If your team wants a pre-quote discussion about manufacturability, stackup options, or sourcing risk, use the contact page before release. That conversation is often the fastest way to turn a vague material request into a buildable package.
FAQ About High Frequency PCB Materials
Are high frequency PCB materials only for RF boards?
No. These materials are common in RF designs, but they are also relevant for high-speed digital products when channel loss, impedance stability, or timing margin becomes sensitive enough that ordinary laminate assumptions are no longer reliable.
Is Rogers always better than FR4?
No. Rogers and similar low-loss options can be better for some electrical targets, but “better” depends on frequency range, trace length, loss budget, manufacturability, and cost.

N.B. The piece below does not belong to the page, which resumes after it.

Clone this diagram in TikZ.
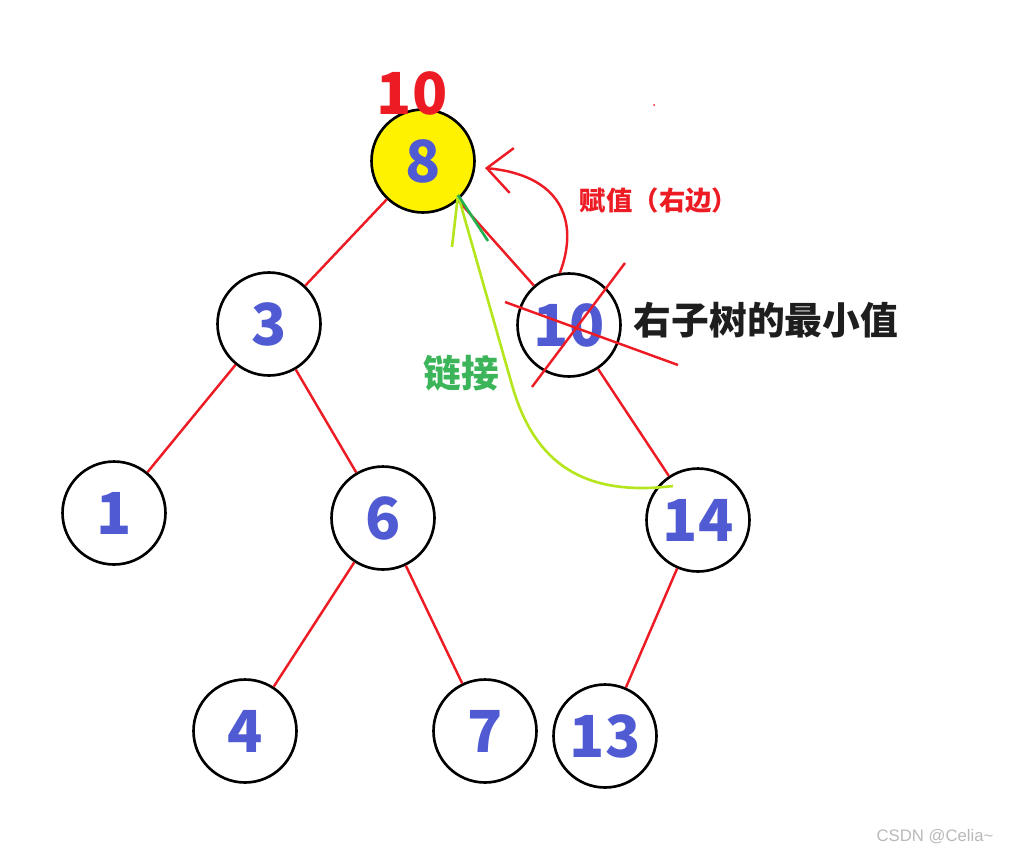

In some designs, FR4 is still the more sensible choice.
Can different high frequency PCB materials be mixed in one stackup?
Yes, hybrid constructions are possible in some projects, but they need early discussion with the fabricator because thickness control, lamination flow, and cost can change quickly when different material families are combined.
Conclusion
Comparing high frequency PCB materials well means balancing electrical performance, manufacturing realism, and sourcing clarity. The right answer is rarely a simple brand preference. It comes from understanding what the board must do, where FR4 is still acceptable, where low-loss laminates add real value, and how clearly that intent is documented before fabrication.
When engineering and sourcing teams define those tradeoffs early, quotes become more accurate, redesign risk goes down, and the path from simulation to production becomes much cleaner.